Nach wie vor gelten die Defizite, die die Naturschutzverbände noch bis vor 5 Jahren in der damaligen Nationalparkbilanz geäußert hatten:
- Miesmuschelfang von Wildmuschelbänken und deren Zerstörung
- keine Fischerei-Schutzzonen mit Fangbeschränkungen
- kaum Beschränkungen für die Landwirtschaft im Innen- und Außendeichbereich
- immer noch Zulässigkeit der Jagd auf den Inseln und im Deichvorland des Festlandes, auch in den strengsten Schutzzonen, den Ruhezonen
- keine gesetzlichen Mindestflughöhen über dem Schutzgebiet
- großzügige Befahrensregelung für Sportboote
- nach wie vor Bodenschatzexplorationen mit Sprengungen
- kein Nationalparkplan mit festgelegten Entwicklungszielen
- keine Einbeziehung der Flussmünden von Ems, Elbe und Weser in den Nationalpark
- unzureichender Schutz des Nationalparks vor Kabel- und Leitungstrassenneubau
- Offshore-Windparkplanungen im Wattenmeer an der Nationalparkgrenze bei Borkum und vor Cuxhaven
- unkontrollierter Massentourismus ohne ausreichende Kontrolle in der Fläche
- nur sieben hauptamtliche Nationalparkwächter ohne Boote und Fahrzeuge und vor allem ohne Kompetenzen auf 280.000 Hektar Fläche
Heute kommen die Einsparungen bei den Nationalparkhäusern dazu, die damit ihren unbestritten hervorragend ausgeführten Informations- und Bildungsauftrag unter Abstrichen bei den Personal- und Sachkosten nur eingeschränkt weiterführen können.

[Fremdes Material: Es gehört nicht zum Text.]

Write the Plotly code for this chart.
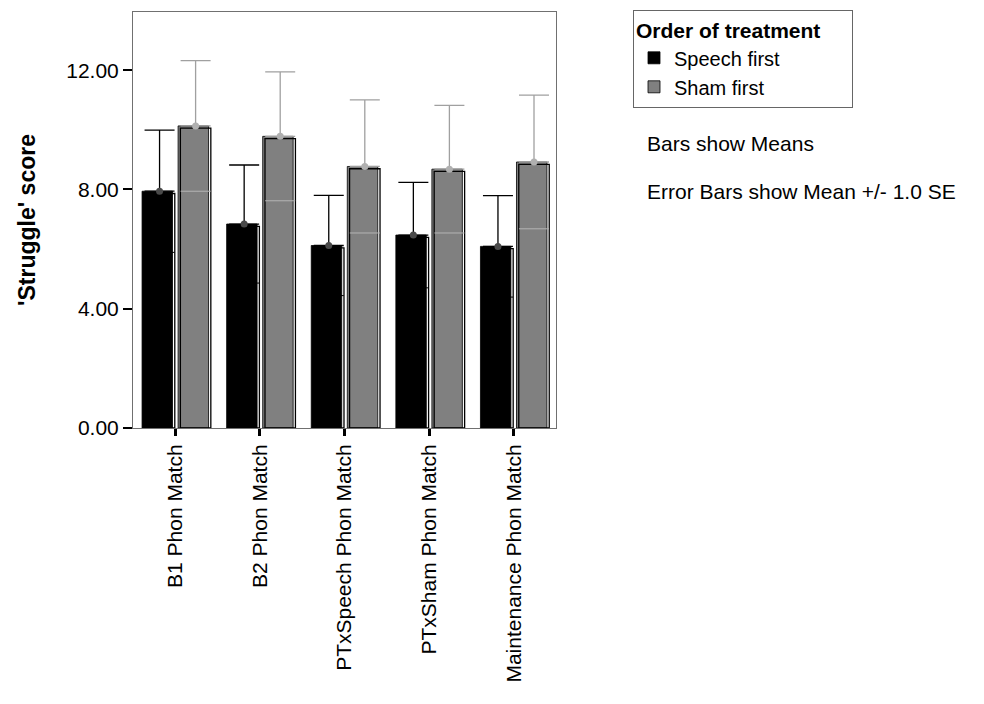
import plotly.graph_objects as go

categories = ["B1 Phon Match", "B2 Phon Match", "PTxSpeech Phon Match",
              "PTxSham Phon Match", "Maintenance Phon Match"]
speech_mean = [7.94, 6.84, 6.12, 6.47, 6.09]
speech_se = [2.05, 1.98, 1.68, 1.77, 1.70]
sham_mean = [10.13, 9.78, 8.77, 8.68, 8.92]
sham_se = [2.19, 2.16, 2.23, 2.14, 2.24]
y_ticks = [0, 4, 8, 12]

FONT = "Liberation Sans, Arial, sans-serif"
BAR_W = 0.36
SHIFT = 0.213          # half distance between the two bars of a group
SH_X = 0.027           # outline offset (category units)
SH_Y = 0.077           # outline drop (value units)

# page body has an 8px margin; plot area spans x 133..556, y 11..428 in the window
W, H = 976, 696
L, T, R, B = 125, 3, 428, 276
PW, PH = W - L - R, H - T - B

idx = list(range(len(categories)))
series = [
    ("Speech first", speech_mean, speech_se, -SHIFT, "#000000", "#000000", "#000000", "#4a4a4a"),
    ("Sham first", sham_mean, sham_se, SHIFT, "#808080", "#a0a0a0", "#b4b4b4", "#b0b0b0"),
]

fig = go.Figure()
# filled bars
for name, m, se, sh, fill, ecol, capcol, dotcol in series:
    fig.add_trace(go.Bar(
        x=idx, y=m, name=name, width=BAR_W, offset=sh - BAR_W / 2,
        marker=dict(color=fill, line=dict(color="#000000", width=0.8)),
        showlegend=True,
    ))
# outline rectangles (drop-shadow style)
for name, m, se, sh, fill, ecol, capcol, dotcol in series:
    fig.add_trace(go.Bar(
        x=idx, y=[v - SH_Y for v in m], width=BAR_W, offset=sh - BAR_W / 2 + SH_X,
        marker=dict(color="rgba(0,0,0,0)", line=dict(color="#000000", width=1.3)),
        showlegend=False, hoverinfo="skip",
    ))
# lower caps
for name, m, se, sh, fill, ecol, capcol, dotcol in series:
    fig.add_trace(go.Scatter(
        x=[i + sh + SH_X for i in idx], y=[a - b for a, b in zip(m, se)],
        mode="markers",
        marker=dict(symbol="line-ew", size=21.5, line=dict(color=capcol, width=1)),
        showlegend=False, hoverinfo="skip",
    ))
# upper error bars + mean dots
for name, m, se, sh, fill, ecol, capcol, dotcol in series:
    fig.add_trace(go.Scatter(
        x=[i + sh + SH_X for i in idx], y=m, mode="markers",
        marker=dict(symbol="circle", size=7, color=dotcol),
        error_y=dict(type="data", array=se, arrayminus=[0] * len(se),
                     color=ecol, thickness=1.3, width=15),
        showlegend=False, hoverinfo="skip",
    ))

fig.update_layout(
    width=W, height=H,
    barmode="overlay",
    paper_bgcolor="white", plot_bgcolor="white",
    margin=dict(l=L, r=R, t=T, b=B),
    font=dict(family=FONT, color="#000000", size=21),
    legend=dict(
        title=dict(text="<b>Order of treatment</b>" + "\u00a0" * 5,
                   font=dict(size=21, family=FONT)),
        x=(633 - 133) / PW, y=1 + 1 / PH, xanchor="left", yanchor="top",
        bordercolor="#666666", borderwidth=1, bgcolor="white",
        font=dict(size=20, family=FONT),
        itemwidth=30, tracegroupgap=0,
    ),
    annotations=[
        dict(text="Bars show Means", xref="paper", yref="paper",
             x=(645 - 133) / PW, y=(428 - 143) / PH, xanchor="left", yanchor="middle",
             showarrow=False, font=dict(size=21, family=FONT)),
        dict(text="Error Bars show Mean +/- 1.0 SE", xref="paper", yref="paper",
             x=(645 - 133) / PW, y=(428 - 191) / PH, xanchor="left", yanchor="middle",
             showarrow=False, font=dict(size=21, family=FONT)),
    ],
)
fig.update_xaxes(
    range=[-0.5, 4.5], tickmode="array", tickvals=idx, ticktext=categories,
    tickangle=-90, ticks="outside", ticklen=7, tickwidth=3, tickcolor="#000000",
    showline=True, linecolor="#707070", linewidth=1, mirror=True,
    showgrid=False, zeroline=False, tickfont=dict(size=21, family=FONT),
)
fig.update_yaxes(
    range=[0, 13.95], tickmode="array", tickvals=y_ticks, tickformat=".2f",
    ticks="outside", ticklen=9, tickwidth=2, tickcolor="#000000",
    showline=True, linecolor="#707070", linewidth=1, mirror=True,
    showgrid=False, zeroline=False, tickfont=dict(size=21, family=FONT),
    title=dict(text="<b>'Struggle' score</b>", font=dict(size=23, family=FONT), standoff=24),
)

fig.write_html("out.html")
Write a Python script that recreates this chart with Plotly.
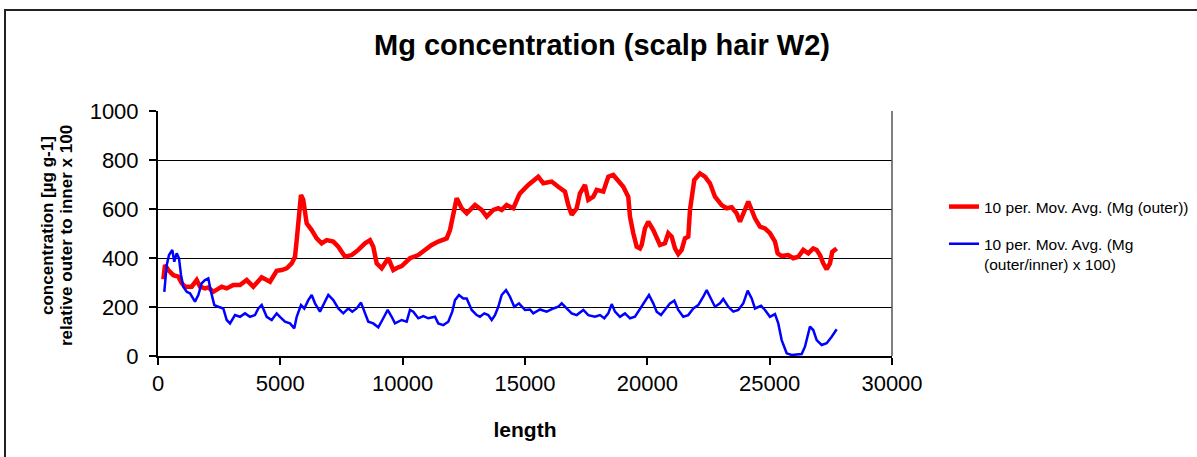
import plotly.graph_objects as go

# ---- data ----
red_x = [220, 286, 421, 625, 830, 969, 1103, 1377, 1582, 1717, 1921, 2056, 2260, 2603, 2808, 3077, 3351, 3625, 3895, 4238, 4577, 4851,
         5056, 5260, 5464, 5599, 5669, 5763, 5844, 5938, 6077, 6282, 6486, 6690, 6895, 7165, 7369, 7643, 7917, 8186, 8460, 8664, 8799,
         8938, 9143, 9412, 9617, 9821, 9960, 10299, 10638, 10912, 11186, 11456, 11799, 11934, 12069, 12208, 12412, 12617, 12956, 13230,
         13434, 13704, 13908, 14047, 14251, 14521, 14725, 14795, 15134, 15408, 15542, 15747, 16090, 16360, 16634, 16769, 16908, 17112,
         17247, 17452, 17587, 17791, 17930, 18199, 18404, 18608, 18813, 19017, 19221, 19291, 19426, 19565, 19699, 19769, 19903, 20038,
         20243, 20517, 20721, 20856, 20995, 21130, 21264, 21403, 21538, 21673, 21743, 21918, 22151, 22355, 22560, 22764, 23038, 23243,
         23447, 23652, 23786, 23962, 24126, 24265, 24400, 24604, 24808, 25013, 25217, 25327, 25491, 25760, 25965, 26169, 26374, 26578,
         26782, 26921, 27056, 27191, 27330, 27465, 27559, 27739]
red_y = [313, 371, 351, 330, 324, 297, 283, 283, 310, 283, 276, 280, 262, 283, 276, 290, 290, 310, 283, 321, 303, 348,
         351, 358, 378, 405, 473, 596, 657, 637, 541, 514, 480, 460, 473, 467, 446, 405, 412, 433, 460, 473, 446,
         378, 358, 399, 351, 362, 367, 399, 412, 433, 453, 467, 480, 514, 582, 644, 603, 582, 616, 596,
         569, 596, 603, 596, 616, 603, 650, 664, 698, 718, 732, 705, 712, 691, 671, 616, 576, 603,
         664, 698, 637, 650, 678, 671, 732, 739, 712, 691, 650, 569, 501, 446, 439, 453, 521, 548,
         514, 453, 460, 501, 487, 439, 416, 433, 480, 487, 596, 718, 745, 732, 705, 650, 616, 603,
         607, 582, 548, 596, 630, 596, 562, 528, 521, 501, 467, 419, 408, 412, 399, 405, 433, 419,
         439, 433, 412, 378, 354, 378, 425, 439]

blue_x = [257, 356, 450, 584, 666, 764, 858, 940, 1034, 1173, 1308, 1512, 1647, 1786, 1921, 2056, 2166, 2301, 2464, 2669, 2808,
          2943, 3147, 3351, 3556, 3760, 3964, 4099, 4238, 4443, 4647, 4851, 4986, 5190, 5395, 5571, 5669, 5844, 5979, 6143, 6282,
          6417, 6621, 6825, 6960, 7165, 7369, 7573, 7778, 7941, 8121, 8297, 8460, 8595, 8799, 9004, 9208, 9388, 9551, 9686, 9960,
          10164, 10299, 10434, 10638, 10843, 11047, 11321, 11456, 11660, 11864, 12028, 12139, 12302, 12478, 12617, 12821, 13025,
          13160, 13336, 13499, 13638, 13773, 13908, 14047, 14223, 14386, 14562, 14754, 14999, 15204, 15339, 15613, 15886, 16160,
          16360, 16499, 16704, 16908, 17112, 17385, 17587, 17860, 18065, 18241, 18404, 18543, 18678, 18882, 19087, 19291, 19495,
          19680, 19903, 20067, 20243, 20382, 20558, 20721, 20926, 21102, 21264, 21468, 21673, 21878, 22082, 22286, 22425, 22560,
          22764, 22969, 23103, 23308, 23513, 23717, 23921, 24101, 24265, 24400, 24650, 24808, 25012, 25217, 25352, 25491, 25695,
          25899, 26308, 26443, 26647, 26782, 26921, 27125, 27330, 27534, 27739]
blue_y = [262, 371, 412, 433, 385, 419, 399, 331, 283, 262, 256, 222, 249, 297, 310, 317, 262, 208, 201, 194, 147,
          133, 167, 160, 174, 160, 167, 194, 208, 160, 147, 174, 160, 140, 133, 113, 160, 208, 194, 228, 249,
          215, 181, 222, 249, 228, 194, 174, 194, 181, 194, 218, 174, 140, 133, 117, 154, 188, 160, 133, 147,
          140, 188, 181, 154, 163, 154, 160, 133, 126, 140, 181, 228, 249, 235, 235, 188, 167,
          160, 174, 167, 147, 167, 201, 249, 269, 242, 201, 215, 188, 190, 174, 190, 181, 194,
          201, 215, 194, 174, 167, 188, 167, 160, 167, 154, 174, 212, 181, 160, 174, 154, 160,
          190, 222, 249, 215, 181, 167, 188, 215, 226, 188, 160, 167, 194, 208, 242, 269, 242,
          201, 215, 233, 201, 181, 188, 215, 267, 235, 194, 205, 188, 160, 171, 133, 65, 11,
          4, 8, 38, 120, 106, 65, 45, 52, 79, 109]

red_name = "10 per. Mov. Avg. (Mg (outer))"
blue_name = "10 per. Mov. Avg. (Mg<br>(outer/inner) x 100)"
title_text = "Mg concentration (scalp hair W2)"
x_title = "length"
y_title_lines = ["concentration [µg g-1]", "relative outer to inner x 100"]
x_ticks = [0, 5000, 10000, 15000, 20000, 25000, 30000]
y_ticks = [0, 200, 400, 600, 800, 1000]

W, H = 1197, 457
L, R, T, B = 158, 892, 111, 356  # plot area pixels

fig = go.Figure()
fig.add_trace(go.Scatter(x=red_x, y=red_y, mode="lines", name=red_name, legendgroup="a",
                         line=dict(color="#FF0000", width=4.5)))
fig.add_trace(go.Scatter(x=blue_x, y=blue_y, mode="lines", name=blue_name, legendgroup="b",
                         line=dict(color="#0000FF", width=2.5)))

def px2paper_x(p):
    return (p - L) / (R - L)

def py2paper_y(p):
    return (B - p) / (B - T)

font = "Liberation Sans, Arial, sans-serif"

fig.update_layout(
    width=W, height=H,
    margin=dict(l=L, r=W - R, t=T, b=H - B, autoexpand=False),
    paper_bgcolor="white", plot_bgcolor="white",
    font=dict(family=font, color="black"),
    title=dict(text="<b>" + title_text + "</b>", x=602 / W, xanchor="center",
               y=1 - 45 / H, yanchor="middle", yref="container",
               font=dict(size=29, family=font, color="black")),
    showlegend=True,
    legend=dict(x=px2paper_x(944), xanchor="left", y=py2paper_y(190), yanchor="top",
                font=dict(size=15.5, family=font, color="black"),
                valign="top", tracegroupgap=14, bgcolor="rgba(0,0,0,0)"),
    xaxis=dict(range=[0, 30000], tickvals=x_ticks, ticktext=[str(v) for v in x_ticks],
               showgrid=False, zeroline=False, showline=True, linecolor="black", linewidth=2,
               ticks="outside", ticklen=7, tickwidth=1.5, tickcolor="black",
               tickfont=dict(size=22, family=font, color="black"),
               title=dict(text="<b>" + x_title + "</b>", font=dict(size=21, family=font, color="black"),
                          standoff=27)),
    yaxis=dict(range=[0, 1000], tickvals=y_ticks, ticktext=[str(v) for v in y_ticks],
               showgrid=True, gridcolor="black", gridwidth=1.3, zeroline=False,
               showline=True, linecolor="black", linewidth=2,
               ticks="outside", ticklen=7, tickwidth=1.5, tickcolor="black",
               ticklabelstandoff=6,
               tickfont=dict(size=22, family=font, color="black")),
    shapes=[
        # plot-area border (right side)
        dict(type="line", xref="paper", yref="paper", x0=1, x1=1, y0=0, y1=1,
             line=dict(color="#555555", width=1.5), layer="above"),
        # chart outer border
        dict(type="rect", xref="paper", yref="paper",
             x0=px2paper_x(5), x1=px2paper_x(1205), y0=py2paper_y(465), y1=py2paper_y(10),
             line=dict(color="#222222", width=2), fillcolor="rgba(0,0,0,0)", layer="below"),
    ],
    annotations=[
        dict(text="<b>" + y_title_lines[0] + "</b>", xref="paper", yref="paper",
             x=px2paper_x(47), y=py2paper_y(225), xanchor="center", yanchor="middle",
             textangle=-90, showarrow=False,
             font=dict(size=17, family=font, color="black")),
        dict(text="<b>" + y_title_lines[1] + "</b>", xref="paper", yref="paper",
             x=px2paper_x(66), y=py2paper_y(236), xanchor="center", yanchor="middle",
             textangle=-90, showarrow=False,
             font=dict(size=17, family=font, color="black")),
    ],
)

fig.write_html("out.html", config={"displayModeBar": False},
               post_script="document.body.style.margin='0px';")
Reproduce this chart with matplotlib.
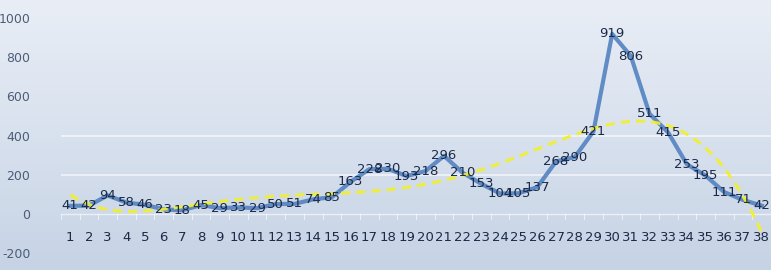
import numpy as np
import matplotlib
matplotlib.use("Agg")
import matplotlib.pyplot as plt

days   = list(range(1, 39))
counts = [41, 42, 94, 58, 46, 23, 18, 45, 29, 33, 29, 50, 51, 74, 85, 163,
          228, 230, 193, 218, 296, 210, 153, 104, 105, 137, 268, 290, 421,
          919, 806, 511, 415, 253, 195, 111, 71, 42]
yticks = [-200, 0, 200, 400, 600, 800, 1000]

LINE_C = "#5382c0"
TXT_C  = "#1c2a47"
AX_C   = "#4d5d78"

fig = plt.figure(figsize=(7.71, 2.70), dpi=100)

# background gradient, lighter at top
bg = fig.add_axes([0, 0, 1, 1], zorder=-10)
grad = np.linspace(0, 1, 256).reshape(-1, 1)
cmap = matplotlib.colors.LinearSegmentedColormap.from_list(
    "bg", ["#e9eef6", "#d8e1ee", "#c6d3e5"])
bg.imshow(grad, aspect="auto", cmap=cmap, extent=[0, 1, 0, 1], origin="upper")
bg.axis("off")

ax = fig.add_axes([0.079, 0.063, 0.921, 0.87])
ax.patch.set_alpha(0)
x = np.array(days)
ax.set_xlim(0.5, 38.5)
ax.set_ylim(-200, 1000)

# faint white gridlines
for v in [200, 400]:
    ax.axhline(v, color="white", lw=1.2, alpha=0.7, zorder=0)
ax.axhline(0, color="white", lw=1.0, alpha=0.6, zorder=0)
for xi in x:
    ax.plot([xi - 0.5, xi - 0.5], [0, -25], color="white", lw=0.8, alpha=0.6, zorder=0)

ax.plot(x, counts, color=LINE_C, lw=3.0, alpha=0.9, zorder=2, solid_joinstyle="round")

# polynomial trendline (order 6) like the spreadsheet's
coef = np.polyfit(x, counts, 6)
xs = np.linspace(1, 38, 300)
ax.plot(xs, np.polyval(coef, xs), color="#f2f02a", lw=2.2, ls=(0, (3, 2)),
        alpha=0.9, zorder=3)

for xi, v in zip(x, counts):
    ax.text(xi, v, str(v), ha="center", va="center", fontsize=9.5,
            color=TXT_C, zorder=4)

for xi in x:
    ax.text(xi, -120, str(xi), ha="center", va="center", fontsize=9.5,
            color=TXT_C, zorder=4)

ax.set_yticks(yticks)
ax.set_yticklabels([str(t) for t in yticks], fontsize=9, color=AX_C)
ax.tick_params(axis="y", length=0, pad=22)
ax.set_xticks([])
for s in ax.spines.values():
    s.set_visible(False)

fig.savefig("out.png", dpi=100)
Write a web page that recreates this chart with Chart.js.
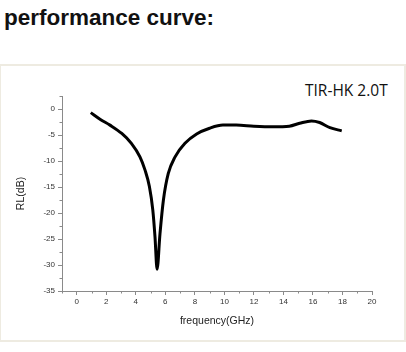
<!DOCTYPE html>
<html>
<head>
<meta charset="utf-8">
<script src="https://cdn.jsdelivr.net/npm/chart.js@4/dist/chart.umd.min.js"></script>
<style>
  html, body { margin: 0; padding: 0; background: #fff; }
  #wrap { position: relative; width: 406px; height: 352px; overflow: hidden; }
  #heading { position: absolute; left: 4px; top: 5px; font: bold 22.5px "Liberation Sans", Arial, sans-serif; color: #111; line-height: 26px; }
  #box { position: absolute; left: -1px; top: 64px; width: 403px; height: 274px; border: 2px solid #eeebe1; }
  #legend { position: absolute; left: 305px; top: 79px; font: 15.5px "Open Sans", "Noto Sans", sans-serif; color: #111; line-height: 22px; }
  canvas { position: absolute; left: 0; top: 0; }
</style>
</head>
<body>
<div id="wrap">
  <div id="heading">performance curve:</div>
  <div id="box"></div>
  <div id="legend">TIR-HK 2.0T</div>
  <canvas id="c" width="406" height="352"></canvas>
</div>
<script>
// frequency in GHz
const freq = [0.95, 1.6, 2.25, 3.05, 3.7, 4.28, 4.62, 4.92, 5.15, 5.3, 5.44, 5.64, 5.87, 6.2, 6.66, 7.33, 8.12, 9.0, 9.9, 10.8, 12.0, 13.3, 14.4, 15.1, 15.9, 16.45, 17.15, 17.95];
// reflection loss in dB
const rl = [-0.7, -2.0, -3.1, -4.7, -6.6, -9.2, -11.7, -14.9, -19.4, -24.6, -30.8, -23.9, -17.5, -12.4, -9.2, -6.6, -4.8, -3.7, -3.1, -3.1, -3.3, -3.4, -3.3, -2.75, -2.3, -2.6, -3.6, -4.2];
const xTicks = [0, 2, 4, 6, 8, 10, 12, 14, 16, 18, 20];
const yTicks = [0, -5, -10, -15, -20, -25, -30, -35];
const xMinor = [-1, 1, 3, 5, 7, 9, 11, 13, 15, 17, 19];
const yMinor = [2.5, -2.5, -7.5, -12.5, -17.5, -22.5, -27.5, -32.5];

const points = freq.map((f, i) => ({ x: f, y: rl[i] }));
const axisColor = '#8a8a8a';
const labelColor = '#333';

const minorTicks = {
  id: 'minorTicks',
  afterDraw(chart) {
    const ctx = chart.ctx;
    const xs = chart.scales.x, ys = chart.scales.y;
    ctx.save();
    ctx.strokeStyle = axisColor;
    ctx.lineWidth = 1;
    ctx.beginPath();
    xMinor.forEach(v => {
      const px = Math.round(xs.getPixelForValue(v)) + 0.5;
      ctx.moveTo(px, xs.top); ctx.lineTo(px, xs.top + 2.5);
    });
    yMinor.forEach(v => {
      const py = Math.round(ys.getPixelForValue(v)) + 0.5;
      ctx.moveTo(ys.right, py); ctx.lineTo(ys.right - 2.5, py);
    });
    ctx.stroke();
    ctx.restore();
  }
};

new Chart(document.getElementById('c'), {
  type: 'line',
  data: {
    datasets: [{
      data: points,
      borderColor: '#000',
      borderWidth: 3,
      pointRadius: 0,
      cubicInterpolationMode: 'monotone',
      fill: false
    }]
  },
  options: {
    responsive: false,
    animation: false,
    events: [],
    layout: { padding: { left: 11, top: 96, right: 34, bottom: 21 } },
    plugins: { legend: { display: false }, tooltip: { enabled: false } },
    scales: {
      x: {
        type: 'linear',
        min: -1, max: 20,
        afterBuildTicks: s => { s.ticks = xTicks.map(v => ({ value: v })); },
        afterFit: s => { s.height = 40; },
        grid: { drawOnChartArea: false, drawTicks: true, tickLength: 4, color: axisColor },
        border: { display: true, color: axisColor, width: 1 },
        ticks: { color: labelColor, font: { family: 'Liberation Sans', size: 8 }, padding: 2, maxRotation: 0 },
        title: { display: true, text: 'frequency(GHz)', color: '#222', font: { family: 'Liberation Sans', size: 10.5 }, padding: { top: 4 } }
      },
      y: {
        type: 'linear',
        min: -35, max: 2.5,
        afterBuildTicks: s => { s.ticks = yTicks.map(v => ({ value: v })); },
        afterFit: s => { s.width = 51; },
        grid: { drawOnChartArea: false, drawTicks: true, tickLength: 4, color: axisColor },
        border: { display: true, color: axisColor, width: 1 },
        ticks: { color: labelColor, font: { family: 'Liberation Sans', size: 8 }, padding: 3 },
        title: { display: true, text: 'RL(dB)', color: '#222', font: { family: 'Liberation Sans', size: 10.5 }, padding: { bottom: 0 } }
      }
    }
  },
  plugins: [minorTicks]
});
</script>
</body>
</html>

Positiv ist allein die Beendigung der Herzmuschelfischerei und der Wattenjagd sowie die, wenn auch eingeschränkte, Information über das Schutzgebiet zu bewerten.
Der Wattenrat sieht die Nationalparkverwaltung nach der Zerschlagung des Niedersächsischen Landesamtes für Ökologie (NLÖ) und nach der Eingliederung der Landesnaturschutzverwaltung in die Küstenschutztbehörde NLWKN überwiegend als Dienstleister für die Tourismusindustrie, nicht aber als offensive Naturschutzbehörde.
Es wird in der regierungsamtlichen Propaganda auch verschwiegen, dass nach der Gesetzesnovellierung des Nationalparkgesetzes 2001 fast 90 Schutzbereiche auf Drängen der Tourismusindustrie aus dem Nationalpark herausgenommen wurden. Dagegen hatte der Wattenrat bei der EU-Kommission wegen Verletzung der FFH- und Vogelschutzrichtlinie Beschwerde eingelegt. Die Beschwerde wurde angenommen und in ein laufendes Vertragsverletzungsverfahren gegen Deutschland eingearbeitet. International ist dieser Nationalpark wegen der vielen Defizite immer noch nicht nach den Standards der International Union for Conservation of Nature (IUCN) anerkannt. Die angestrebte Anerkennung als UNESCO-Weltnaturerbe wird ausschließlich als Marketing-Instrument der Tourismuswirtschaft von der Landesregierung betrieben, obwohl die UNESCO deutlich mehr Schutzstandards fordert. Dieser Nationalpark, so der Wattenrat, ist eigentlich gar keiner. Er ist nach wie vor überwiegend ein Freizeitpark im Dienste der Tourismusindustrie mit grünem Anstrich.